Machinery, generally, has a pattern of noise.
Ambient noise tends to be more random.
This is where more processing power is really useful as clever things can be done to discriminate and yes, as you say, more signal averaging so more time.
I understand passive ASW is now almost useless against modern SSK/SSN with good silence mode capability. I understand it is really noiseless in that mode. This is why low frequency ASW tactics came out = why CAPTAS4 was introduced. Also, now it is evolving into multi-static active ASW.
Still passive ASW is used to catch the SSK/SSNs in transit. As they steam at speed, they make noise. So, P-8A widely distributes sonobuoys on choke points to detect such noise. ASW USV/UUVs main tasks are the same.
When hunting “silent mode” SSK/SSNs, Merlin pings, CAPTAS4 pings, and passive sonobuoys are coupled with active-pinging buoys. Actually, all these sonars/sonobuoys’ data will be combined to look for multi-static echo.
This is my understanding.
You track by listening for noise but also listening for the absence of noise. An example would be the T23 tracking a Russian sub hiding underneath a commercial vessel, due to the anomalous sound signature.
I take it the Type 23 sonar that will go into the Type 26 will be fitted to the Australian Type 26/Hunter frigates as well? How would it compare to the Astute Sonar? I assume the Astute Sonar is still the best available.

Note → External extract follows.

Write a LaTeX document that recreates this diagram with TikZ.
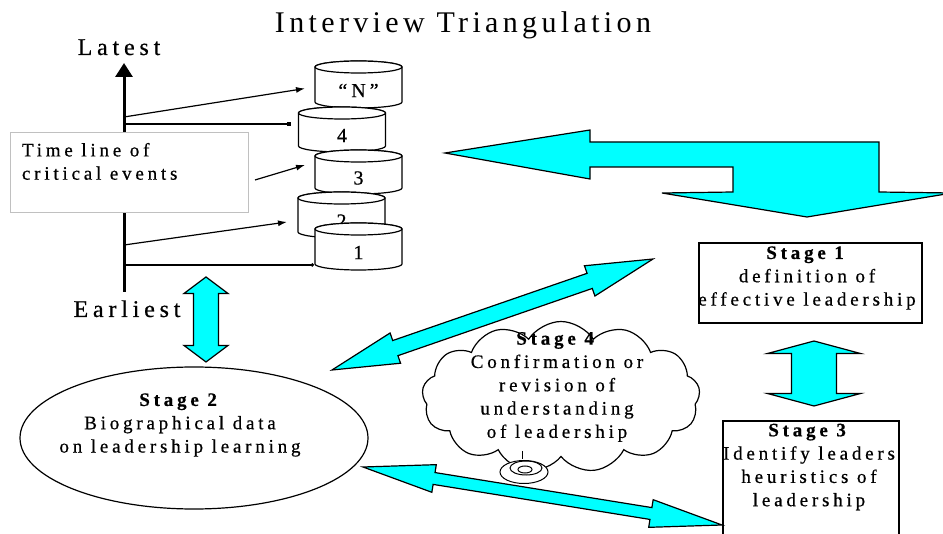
\documentclass[tikz,border=0pt]{standalone}
\usepackage{fontspec}
\setmainfont{Liberation Serif}
\newfontfamily\spaced{Liberation Serif}[LetterSpace=20, FakeBold=0.6]
\newfontfamily\titlefont{Liberation Serif}[LetterSpace=14.5]
\usetikzlibrary{shapes.symbols, shapes.geometric, arrows.meta, calc}
\definecolor{aqua}{HTML}{00FFFF}
\definecolor{boxgray}{HTML}{C0C0C0}

% double-headed block arrow: from, to, head length, head half-width, shaft half-width
\newcommand\blockdbl[5]{%
  \draw[blockarrow] (#1)
    -- ($(#1)!#3!(#2)!#4!90:(#2)$)
    -- ($(#1)!#3!(#2)!#5!90:(#2)$)
    -- ($(#2)!#3!(#1)!#5!-90:(#1)$)
    -- ($(#2)!#3!(#1)!#4!-90:(#1)$)
    -- (#2)
    -- ($(#2)!#3!(#1)!#4!90:(#1)$)
    -- ($(#2)!#3!(#1)!#5!90:(#1)$)
    -- ($(#1)!#3!(#2)!#5!-90:(#2)$)
    -- ($(#1)!#3!(#2)!#4!-90:(#2)$)
    -- cycle;}

\begin{document}
\begin{tikzpicture}[x=1pt, y=-1pt,
  every node/.style={inner sep=0pt, outer sep=0pt},
  lbl/.style={font={\spaced\fontsize{19}{23.3}\selectfont}, align=center},
  bigword/.style={font={\spaced\fontsize{24}{28}\selectfont}},
  frame/.style={draw, line width=1.2pt, fill=white},
  drum/.style={draw, line width=1.2pt, fill=white},
  drumlabel/.style={font={\spaced\fontsize{20}{24}\selectfont}, minimum width=87pt},
  feed/.style={line width=1.2pt, -{Latex[length=9pt,width=6pt]}},
  tick/.style={line width=1.2pt},
  timeline/.style={line width=3pt, -{Triangle[length=14pt,width=17pt]}},
  blockarrow/.style={draw, line width=1.2pt, fill=aqua, line join=miter},
]
\useasboundingbox (0,0) rectangle (943,534);
\clip (0,0) rectangle (943,534);

% title
\node[font={\titlefont\fontsize{30}{34}\selectfont}, anchor=base] (title) at (463,33) {Interview Triangulation};

% time line
\coordinate (tbot) at (124,292);
\coordinate (ttop) at (124,63);
\coordinate (tN) at (124,117);
\coordinate (t4) at (124,124);
\coordinate (t2) at (124,245);
\coordinate (t1) at (124,265);
\draw[timeline] (tbot) -- (ttop);
\node[bigword, anchor=base] (latest) at (119,55) {Latest};
\node[bigword, anchor=base] (earliest) at (127,317) {Earliest};

% stack of event drums
\foreach \nm/\cx/\yt/\yb/\txt in {cN/358.5/67/108/{“N”}, c4/342/113/152/4, c3/358.5/156/194/3, c2/341.5/198/238/2, c1/358.5/229/270/1}{
  \path[drum] (\cx-43.5,\yt) -- (\cx-43.5,\yb-6)
     arc[start angle=180, end angle=0, x radius=43.5, y radius=6]
     -- (\cx+43.5,\yt)
     arc[start angle=0, end angle=-180, x radius=43.5, y radius=6] -- cycle;
  \draw[drum] (\cx,\yt) ellipse[x radius=43.5, y radius=6];
  \node[drumlabel, minimum height={\yb-\yt}] (\nm) at (\cx,{(\yt+\yb)/2+3}) {\txt};
}

% caption box
\node[draw=boxgray, line width=1pt, fill=white, minimum width=238pt, minimum height=80pt] (tlbox) at (129,173) {};
\node[lbl, align=left, anchor=north west] (tltext) at (22,143) {Time line of\\critical events};

% feeds from the time line to the drums
\draw[feed] (tN) -- ($(cN.west)+(-10,-2)$);
\draw[tick, -{Square[length=3.5pt,width=3.5pt]}] (t4) -- ($(c4.west |- t4)+(-8,0)$);
\draw[feed] ($(tlbox.east)+(7,7)$) -- ($(c3.west)+(-10,-13)$);
\draw[feed] (t2) -- ($(c2.west)+(-11,1)$);
\draw[tick, -{Circle[length=3.5pt,width=3.5pt]}] (t1) -- ($(c1.west |- t1)+(-1,0)$);

% bent arrow into stage 1
\draw[blockarrow] (445,153) -- (590,130) -- (590,142) -- (879,142) -- (879,192)
  -- (952,193) -- (807,217) -- (662,193) -- (733,192) -- (733,167)
  -- (590,167) -- (590,179) -- cycle;

% stage 1
\node[frame, minimum width=223pt, minimum height=80pt] (s1box) at (810.5,283) {};
\node[lbl] (s1) at (807,278) {\textbf{Stage 1}\\definition of\\effective leadership};

% stage 3
\node[frame, minimum width=176pt, minimum height=130pt] (s3box) at (811,486) {};
\node[lbl] (s3) at (809,467) {\textbf{Stage 3}\\Identify leaders\\heuristics of\\leadership};

% stage 2
\node[draw, line width=1.2pt, fill=white, ellipse, minimum width=348pt, minimum height=142pt] (s2box) at (194,438) {};
\node[lbl] (s2) at (180,425) {\textbf{Stage 2}\\Biographical data\\on leadership learning};

% stage 4 cloud with its bubble
\node[cloud, draw, line width=1.2pt, fill=white, cloud puffs=13, cloud puff arc=115,
      cloud ignores aspect, minimum width=278pt, minimum height=151pt] (s4box) at (561,397) {};
\node[lbl] (s4) at (557,387) {\textbf{Stage 4}\\Confirmation or\\revision of\\understanding\\of leadership};

% block double arrows between stages
\coordinate (vaT) at (206,277);
\coordinate (vaB) at (206,362);
\coordinate (vbT) at (814,341);
\coordinate (vbB) at (814,406);
\coordinate (daA) at (332,370);
\coordinate (daB) at (653,259);
\coordinate (dbA) at (363,467);
\coordinate (dbB) at (722,525);
\blockdbl{vaT}{vaB}{16.5pt}{22pt}{12.5pt}
\blockdbl{vbT}{vbB}{12.5pt}{46.5pt}{22.5pt}
\blockdbl{daA}{daB}{67pt}{16pt}{8pt}
\blockdbl{dbA}{dbB}{72pt}{14pt}{6pt}

\draw[line width=1pt, fill=white] (524,472) ellipse[x radius=24, y radius=11.5];
\draw[line width=1pt] (526,468) ellipse[x radius=16, y radius=7];
\draw[line width=1pt] (525,469.5) ellipse[x radius=7, y radius=3.5];
\draw[line width=1pt] (522,451) -- (522,459);
\end{tikzpicture}
\end{document}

One is a surface ship sonar, designed to provide LF active pinging over considerable distances. The other is a submarine sonar designed to conduct primarily passive operations.
Apples and undercrackers.
I was looking up further information on the Astutes’ sonar fit. Reports from 2013 say the final 2 of the class had the names Agamemnon and Ajax
For some reason the last of the class is now named Agincourt. Why was this changed- apart from the cover story of being temp name , which is refuted by this:
Would you fancy going underwater in something called Ajax? Obviously not the reason, but a good second place non the less.
Lost me on that one
A first-class opportunity to collect more data which will be useful in the future.